The main-routine translates the input into a graph and starts traversal at the starting node.

define searchMinimumP:
    input: package start , string[] constraints
    output: list

    //generate a graph from the given constraint
    //and save the node holding start as starting point
    node r = getNode(generateGraph(constraints) , start)

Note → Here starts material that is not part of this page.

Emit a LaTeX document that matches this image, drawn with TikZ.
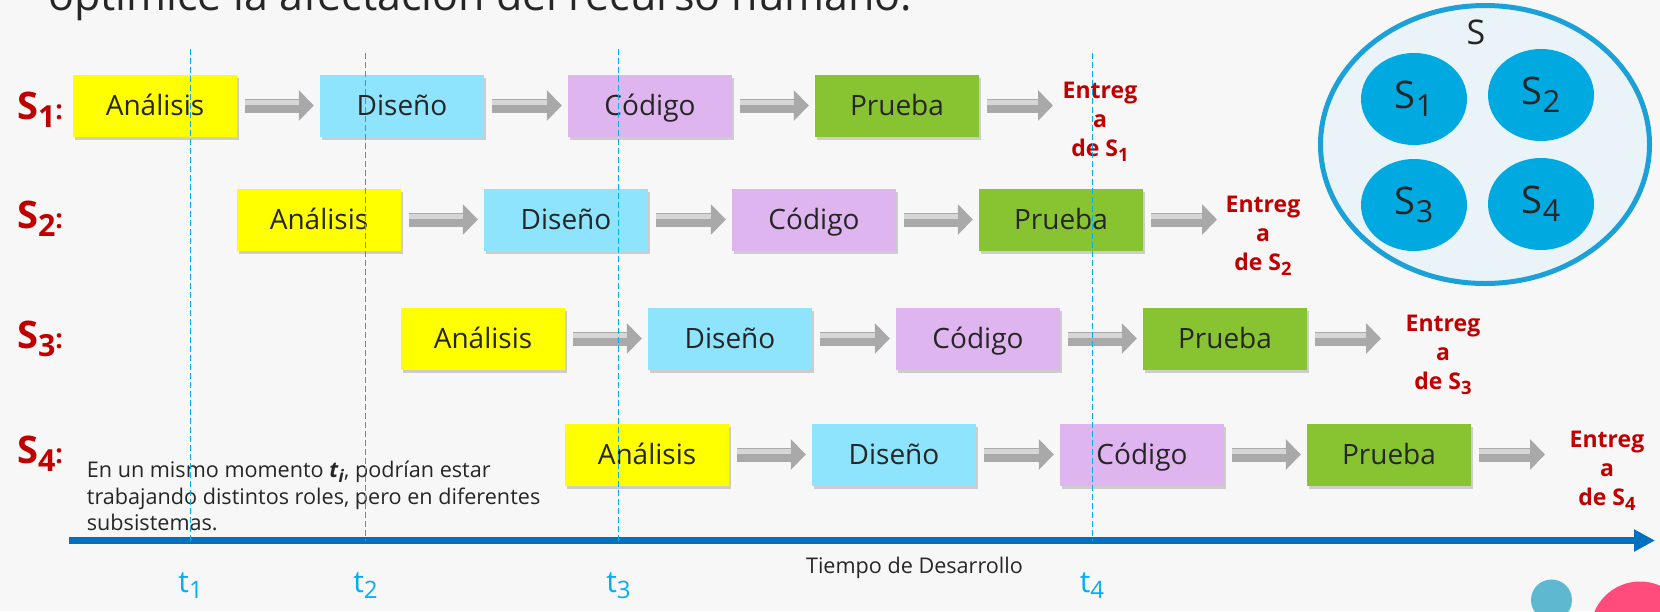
\documentclass[tikz,border=0pt]{standalone}
\usepackage{fontspec}
\setmainfont{Open Sans}
\usepackage{graphicx}
\usetikzlibrary{positioning, calc, arrows.meta, shapes.geometric, shadows}
\definecolor{Fondo}{HTML}{F7F7F7}
\definecolor{Texto}{HTML}{262626}
\definecolor{Rojo}{HTML}{C00000}
\definecolor{Amarillo}{HTML}{FFFF00}
\definecolor{Celeste}{HTML}{8EE4FC}
\definecolor{Lila}{HTML}{DFB5F0}
\definecolor{Verde}{HTML}{88C431}
\definecolor{Gris}{HTML}{A9A9A9}
\definecolor{GrisClaro}{HTML}{D6D6D6}
\definecolor{Eje}{HTML}{0070C0}
\definecolor{Guia}{HTML}{00B0F0}
\definecolor{Aro}{HTML}{1BA1D8}
\definecolor{AroFondo}{HTML}{EAF3F8}
\definecolor{Sub}{HTML}{00A9E0}
\definecolor{Bola}{HTML}{5EB8D0}
\definecolor{Rosa}{HTML}{FF4C7C}
\newcommand{\indice}[1]{\raisebox{-0.22em}{\scalebox{0.8}{#1}}}
\newcommand{\dospuntos}{\scalebox{0.7}{:}}
\tikzset{
    fase/.style={rectangle, minimum width=164pt, minimum height=62pt, inner sep=0pt, text height=27pt, text depth=8pt, text=Texto, font=\fontsize{28}{34}\selectfont, drop shadow={shadow xshift=2pt, shadow yshift=-3pt, opacity=0.35}},
    flecha/.style={-{Triangle[length=15pt, width=30pt]}, line width=14pt, draw=Gris, shorten <=8pt, shorten >=6pt,
        postaction={draw=GrisClaro, line width=5pt, -, shorten <=8pt, shorten >=21pt, transform canvas={yshift=3pt}}},
    entrega/.style={anchor=north, align=center, inner sep=0pt, text=Rojo, font=\fontsize{23}{29}\selectfont\bfseries},
    rotulo/.style={anchor=base west, inner sep=0pt, text=Rojo, font=\fontsize{38}{38}\selectfont\bfseries},
    subsistema/.style={ellipse, fill=Sub, minimum width=106pt, minimum height=92pt, text=Texto, font=\fontsize{38}{38}\selectfont},
    guia/.style={dashed, dash pattern=on 6pt off 3pt, color=Guia, line width=1pt},
    tiempo/.style={anchor=base, inner sep=0pt, text=Guia, font=\fontsize{30}{30}\selectfont},
}
\begin{document}
\begin{tikzpicture}[x=1pt, y=1pt]
    % Fondo y titulo
    \fill[Fondo] (0,0) rectangle (1660,-611);
    \useasboundingbox (0,0) rectangle (1660,-611);
    \node[anchor=base west, inner sep=0pt, text=Texto, font=\fontsize{43}{50}\selectfont] (titulo) at (48,-10) {optimice la afectación del recurso humano.};

    % Conjunto S
    \node[ellipse, draw=Aro, line width=5pt, fill=AroFondo, minimum width=329pt, minimum height=278pt] (S) at (1485,-144.5) {};
    \node[inner sep=0pt, text=Texto, font=\fontsize{34}{34}\selectfont] (nS) at (1476,-32) {S};
    \node[subsistema] (n1) at (1414,-99) {S\indice{1}};
    \node[subsistema] (n2) at (1541,-95) {S\indice{2}};
    \node[subsistema] (n3) at (1414,-205) {S\indice{3}};
    \node[subsistema] (n4) at (1541,-204) {S\indice{4}};

    % Rotulos de filas
    \node[rotulo] (l1) at (17,-119) {S\indice{1}\dospuntos};
    \node[rotulo] (l2) at (17,-228) {S\indice{2}\dospuntos};
    \node[rotulo] (l3) at (17,-348) {S\indice{3}\dospuntos};
    \node[rotulo] (l4) at (17,-463) {S\indice{4}\dospuntos};

    % Fila S1
    \node[fase, fill=Amarillo] (an1) at (155,-105.5) {Análisis};
    \node[fase, fill=Celeste] (di1) at (402,-105.5) {Diseño};
    \node[fase, fill=Lila] (co1) at (650,-105.5) {Código};
    \node[fase, fill=Verde] (pr1) at (897,-105.5) {Prueba};
    \node[entrega] (e1) at (1100,-81.5) {Entreg\\a\\de S\indice{1}};
    \coordinate (f1) at (1059,-105.5);
    \draw[flecha] (an1) -- (di1);
    \draw[flecha] (di1) -- (co1);
    \draw[flecha] (co1) -- (pr1);
    \draw[flecha] (pr1) -- (f1);

    % Fila S2
    \node[fase, fill=Amarillo] (an2) at (319,-219.5) {Análisis};
    \node[fase, fill=Celeste] (di2) at (566,-219.5) {Diseño};
    \node[fase, fill=Lila] (co2) at (814,-219.5) {Código};
    \node[fase, fill=Verde] (pr2) at (1061,-219.5) {Prueba};
    \node[entrega] (e2) at (1263,-195.5) {Entreg\\a\\de S\indice{2}};
    \coordinate (f2) at (1223,-219.5);
    \draw[flecha] (an2) -- (di2);
    \draw[flecha] (di2) -- (co2);
    \draw[flecha] (co2) -- (pr2);
    \draw[flecha] (pr2) -- (f2);

    % Fila S3
    \node[fase, fill=Amarillo] (an3) at (483,-338.5) {Análisis};
    \node[fase, fill=Celeste] (di3) at (730,-338.5) {Diseño};
    \node[fase, fill=Lila] (co3) at (978,-338.5) {Código};
    \node[fase, fill=Verde] (pr3) at (1225,-338.5) {Prueba};
    \node[entrega] (e3) at (1443,-314.5) {Entreg\\a\\de S\indice{3}};
    \coordinate (f3) at (1387,-338.5);
    \draw[flecha] (an3) -- (di3);
    \draw[flecha] (di3) -- (co3);
    \draw[flecha] (co3) -- (pr3);
    \draw[flecha] (pr3) -- (f3);

    % Fila S4
    \node[fase, fill=Amarillo] (an4) at (647,-454.5) {Análisis};
    \node[fase, fill=Celeste] (di4) at (894,-454.5) {Diseño};
    \node[fase, fill=Lila] (co4) at (1142,-454.5) {Código};
    \node[fase, fill=Verde] (pr4) at (1389,-454.5) {Prueba};
    \node[entrega] (e4) at (1607,-430.5) {Entreg\\a\\de S\indice{4}};
    \coordinate (f4) at (1551,-454.5);
    \draw[flecha] (an4) -- (di4);
    \draw[flecha] (di4) -- (co4);
    \draw[flecha] (co4) -- (pr4);
    \draw[flecha] (pr4) -- (f4);

    % Nota
    \node[anchor=north west, align=left, inner sep=0pt, text=Texto, font=\fontsize{21.6}{26.5}\selectfont] (nota) at (86.7,-461) {En un mismo momento \textbf{\textit{t}}\indice{\textbf{\textit{i}}}, podrían estar\\trabajando distintos roles, pero en diferentes\\subsistemas.};

    % Eje del tiempo
    \coordinate (ini) at (69,-540.5);
    \coordinate (fin) at (1655,-540.5);
    \draw[-{Triangle[length=21pt, width=21pt]}, line width=7pt, Eje] (ini) -- (fin);
    \node[anchor=base, inner sep=0pt, text=Texto, font=\fontsize{21.6}{21.6}\selectfont] (des) at (914.5,-573) {Tiempo de Desarrollo};

    % Instantes t1..t4
    \node[tiempo] (t1) at (190.6,-592) {t\indice{1}};
    \node[tiempo] (t2) at (365.5,-592) {t\indice{2}};
    \node[tiempo] (t3) at (618.5,-592) {t\indice{3}};
    \node[tiempo] (t4) at (1092,-592) {t\indice{4}};
    \draw[guia] (t1 |- 0,-49) -- (t1 |- ini);
    \draw[guia] (t2 |- 0,-53) -- (t2 |- ini);
    \draw[guia] (t3 |- 0,-49) -- (t3 |- ini);
    \draw[guia] (t4 |- 0,-53) -- (t4 |- ini);

    % Circulos decorativos
    \fill[Bola] (1551.5,-600) circle (20.5);
    \fill[Rosa] (1640,-631) circle (49.5);
\end{tikzpicture}
\end{document}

    //list all required nodes
    return requiredNodes(r , 0)

requiredNodes searches for all nodes that are required successors of a node (that are connected to n via AND-relation over 1 or multiple edges).

define requiredNodes:
    input: node n , int step
    output: list

    //generate a list of all nodes that MUST be part of the solution
    list rNodes
    list todo

    add(todo , n)

    while NOT isEmpty(todo)
        node next = remove(0 , todo)
        if NOT contains(rNodes , next) AND next.visited > step
            add(rNodes , next)
            next.visited = step

    addAll(rNodes , optionalMin(rNodes , step + 1))

    for node r in rNodes
        r.visited = step

    return rNodes

optimalMin searches for the shortest solution among all possible solutions for optional neighbours (OR). This algorithm is brute-force (all possible selections for neighbours will be inspected.

define optionalMin:
    input: list nodes , int step
    output: list

    //find all possible combinations for selectable packages
    listlist optSeq
    for node n in nodes
        if NOT n.visited < step
            for list opt in n.optional
                add(optSeq , opt)

    //iterate over all possible combinations of selectable packages
    //for the given list of nodes and find the shortest solution
    list shortest
    int curLen = MAX_VALUE

    //search through all possible solutions (combinations of nodes)
    for list seq in sequences(optSeq)
        list subseq

        for node n in distinct(seq)
            addAll(subseq , requiredNodes(n , step + 1))

        if length(subseq) < curLen
            //mark all nodes of the old solution as unvisited
            for node n in shortest
                n.visited = MAX_VALUE

            curLen = length(subseq)
            shortest = subseq
        else
            //mark all nodes in this possible solution as unvisited
            //since they aren't used in the final solution (not at this place)
            for node n in subseq
                n.visited = MAX_VALUE

     for node n in shorest
         n.visited = step

     return shortest

The basic idea would be the following: Start from the starting node and search for all nodes that must be part of the solution (nodes that can be reached from the starting node by only traversing AND-relationships). Now for all of these nodes, the algorithm searches for the combination of optional nodes (OR) with the fewest nodes required.

NOTE: so far this algorithm isn't much better than brute-force. I'll update as soon as i've found a better approach.